Look who is now building a wall!
Thanks to Republican presidential hopeful Donald Trump's promise to build a wall between the United States and Mexico, walls have become news. Trump's promise has generated a lot of support but also much opposition.
"Something there is that doesn't love a wall," American poet Robert Frost famously wrote in "Mending Wall." But Frost qualified his antipathy to walls by later asking:
Before I built a wall I'd ask to know
What I was walling in or walling out ...
In the early 1960s, the Communists constructed the Berlin Wall to wall in citizens of Communist East Berlin to prevent the residents from fleeing to the freedom of the West. The people were walled in; those who tried to flee were shot. After Communism fell and Germany was reunited, the wall came down.

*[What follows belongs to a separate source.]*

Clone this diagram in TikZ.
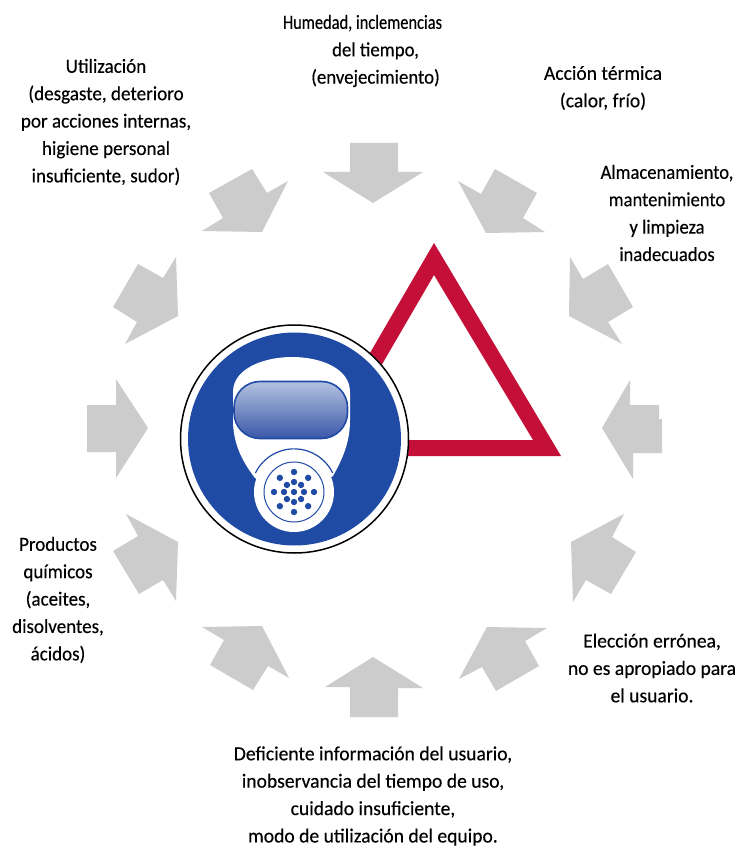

In 2002, after years of enduring Arab infiltrator terrorists who indiscriminately slaughtered Israeli civilians, Israel began constructing a barrier around its borders, especially in Arab-occupied Judea and Samaria (often referred to as the West Bank, although all of Israel is on the west bank of the Jordan River) to wall out the terrorists. Countries that were silent during this reign of terror as innocent Israelis were constantly slaughtered condemned the barrier, with some of the most vicious racist Muslims and their equally racist enablers labeling it an "apartheid wall." They complain about checkpoints and searches before Arabs can enter Israel from Gaza and other areas. Nevertheless, the barrier has been successful, as terrorist incidents have decreased dramatically.
Israel began construction of the West Bank security barrier in 2002 at the height of the second Palestinian intifada, or terrorist war of shootings and suicide bombings targeting Israeli civilians. That intifada was launched after PLO leader Yasser Arafat rejected an Israeli offer of a Palestinian state during U.S.-mediated negotiations in the summer of 2000.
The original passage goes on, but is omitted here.